WILD CARD by R.Hawkey & R.Bingham

I picked this book up from the dark corners of my own bookshelves, and found rather to my surprise that I hadn’t read it before.  I rather enjoyed it.  It was published in about 1974 so I don’t think I’ll be giving any secrets away by summarising the plot: the United States in crisis; riots; economic instability; terrorism; different factions openly fighting on the streets; a small nuclear device exploded under the Lincoln memorial – you name it, it was happening.  A presidential advisor comes up with a scheme (called Wild Card) – fake a crash by an extra-terrestrial ship, which incidentally emits a lethal gas killing approximately 10,000 citizens.  The idea is that the country promptly closes ranks and pulls together to defeat this external foe.  Lots of scientific stuff – getting the team together, creating the crash site, creating an actually working space machine out of materials not similar to earth design, creating “cerebroids” (sort of living brains) to be blown up and discovered by the crash investigators later.  The team isn’t told that 10,000 people are to be killed.  At the end of the book they themselves are done away with to maintain security, and so is the presidential advisor, but there is one missing informational thread which everyone has missed……. End of story.

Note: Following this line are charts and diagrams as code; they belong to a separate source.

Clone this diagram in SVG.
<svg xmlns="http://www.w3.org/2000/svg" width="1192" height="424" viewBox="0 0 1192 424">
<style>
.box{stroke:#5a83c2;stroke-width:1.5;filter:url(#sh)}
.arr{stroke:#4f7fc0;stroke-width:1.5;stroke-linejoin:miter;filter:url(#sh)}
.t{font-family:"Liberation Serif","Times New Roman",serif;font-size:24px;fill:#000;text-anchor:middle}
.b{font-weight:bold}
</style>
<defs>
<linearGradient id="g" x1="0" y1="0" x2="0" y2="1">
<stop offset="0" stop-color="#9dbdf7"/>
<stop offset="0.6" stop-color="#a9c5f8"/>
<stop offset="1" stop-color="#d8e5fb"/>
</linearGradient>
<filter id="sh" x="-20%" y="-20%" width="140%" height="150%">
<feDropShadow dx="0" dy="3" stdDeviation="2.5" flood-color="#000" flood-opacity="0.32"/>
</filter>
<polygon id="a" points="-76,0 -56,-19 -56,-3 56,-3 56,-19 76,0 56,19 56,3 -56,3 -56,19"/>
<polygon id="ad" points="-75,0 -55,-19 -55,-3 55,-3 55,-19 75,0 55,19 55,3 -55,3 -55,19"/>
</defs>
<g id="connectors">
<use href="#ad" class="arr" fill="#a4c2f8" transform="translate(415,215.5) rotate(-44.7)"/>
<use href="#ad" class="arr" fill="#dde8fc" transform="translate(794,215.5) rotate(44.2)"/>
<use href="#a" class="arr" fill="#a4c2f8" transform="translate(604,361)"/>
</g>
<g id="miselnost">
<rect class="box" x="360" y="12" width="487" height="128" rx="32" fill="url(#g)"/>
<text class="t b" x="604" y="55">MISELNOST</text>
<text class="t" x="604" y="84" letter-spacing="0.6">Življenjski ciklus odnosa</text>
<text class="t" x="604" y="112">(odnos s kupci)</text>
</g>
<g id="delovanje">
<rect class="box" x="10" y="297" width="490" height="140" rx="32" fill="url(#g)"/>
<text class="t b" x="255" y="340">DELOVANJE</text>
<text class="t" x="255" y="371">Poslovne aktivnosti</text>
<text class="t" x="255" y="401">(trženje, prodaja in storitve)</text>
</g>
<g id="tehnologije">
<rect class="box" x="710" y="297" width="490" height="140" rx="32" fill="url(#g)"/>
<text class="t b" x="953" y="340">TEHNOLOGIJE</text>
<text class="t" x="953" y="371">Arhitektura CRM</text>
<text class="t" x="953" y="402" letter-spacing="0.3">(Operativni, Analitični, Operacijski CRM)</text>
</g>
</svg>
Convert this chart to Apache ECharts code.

   It’s a bit dated.  The attempts to get under the skin of some of the characters is a bit superficial by today’s standards, and of course the technology is out of date.  Curiously, I found it easier to suspend my disbelief regarding the enormous scientific steps the Wild Card team managed to make in a matter of weeks, than I did regarding the notion that they were kept totally isolated from the rest of the world, even to the extent that their TV was edited and piped in by hidden technicians to reflect news items several days old.

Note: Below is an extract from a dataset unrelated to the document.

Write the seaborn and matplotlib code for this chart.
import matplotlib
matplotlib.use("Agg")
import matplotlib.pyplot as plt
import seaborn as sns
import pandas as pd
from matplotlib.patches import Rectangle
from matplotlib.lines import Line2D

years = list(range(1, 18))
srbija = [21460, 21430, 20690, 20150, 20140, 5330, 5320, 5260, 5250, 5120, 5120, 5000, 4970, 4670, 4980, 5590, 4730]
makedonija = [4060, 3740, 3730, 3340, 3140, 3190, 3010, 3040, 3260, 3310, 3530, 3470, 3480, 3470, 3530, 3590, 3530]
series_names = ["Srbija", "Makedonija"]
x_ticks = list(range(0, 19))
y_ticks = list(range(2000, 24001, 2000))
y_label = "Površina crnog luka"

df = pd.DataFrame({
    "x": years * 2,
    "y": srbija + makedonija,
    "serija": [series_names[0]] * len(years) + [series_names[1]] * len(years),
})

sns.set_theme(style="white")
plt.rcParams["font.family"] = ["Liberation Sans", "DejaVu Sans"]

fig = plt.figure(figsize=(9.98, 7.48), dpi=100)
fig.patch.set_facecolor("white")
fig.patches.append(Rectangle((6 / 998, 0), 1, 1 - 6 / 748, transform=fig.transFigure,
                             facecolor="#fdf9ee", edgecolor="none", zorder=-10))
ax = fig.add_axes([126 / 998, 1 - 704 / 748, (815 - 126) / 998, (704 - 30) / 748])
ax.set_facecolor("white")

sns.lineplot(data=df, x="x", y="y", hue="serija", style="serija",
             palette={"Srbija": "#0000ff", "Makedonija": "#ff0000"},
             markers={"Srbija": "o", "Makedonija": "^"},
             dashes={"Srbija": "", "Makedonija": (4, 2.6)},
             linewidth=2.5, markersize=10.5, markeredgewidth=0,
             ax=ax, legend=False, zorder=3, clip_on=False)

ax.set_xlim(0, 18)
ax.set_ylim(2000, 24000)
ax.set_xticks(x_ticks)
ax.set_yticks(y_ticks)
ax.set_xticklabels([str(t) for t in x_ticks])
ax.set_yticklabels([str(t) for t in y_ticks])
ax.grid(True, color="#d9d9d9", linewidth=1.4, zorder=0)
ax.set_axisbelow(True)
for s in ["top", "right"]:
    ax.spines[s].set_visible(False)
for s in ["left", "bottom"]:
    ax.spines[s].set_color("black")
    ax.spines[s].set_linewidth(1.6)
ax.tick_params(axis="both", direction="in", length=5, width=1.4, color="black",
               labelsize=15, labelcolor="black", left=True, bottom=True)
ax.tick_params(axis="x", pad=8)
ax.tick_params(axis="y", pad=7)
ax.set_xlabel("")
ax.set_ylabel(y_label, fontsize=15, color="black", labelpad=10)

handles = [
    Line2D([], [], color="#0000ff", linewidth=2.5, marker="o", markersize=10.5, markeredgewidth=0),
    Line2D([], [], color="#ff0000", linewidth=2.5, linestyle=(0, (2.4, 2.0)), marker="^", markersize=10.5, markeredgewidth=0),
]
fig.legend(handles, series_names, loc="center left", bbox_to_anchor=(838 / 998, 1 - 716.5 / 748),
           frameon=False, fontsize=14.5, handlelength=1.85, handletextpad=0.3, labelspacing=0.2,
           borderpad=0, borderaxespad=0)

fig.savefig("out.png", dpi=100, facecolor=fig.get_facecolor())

   I think today a lot more would go into the writing of what is basically a clever plot.  More on the characters.  Less on flashy psychological investigations which didn’t, in the end, mean much.  More credibility on the scientific advances.  It would be a much bigger book.  But that said, I did enjoy reading it and the “high level concept” of faking an event to make disparate forces pull together is as valid today as it ever was.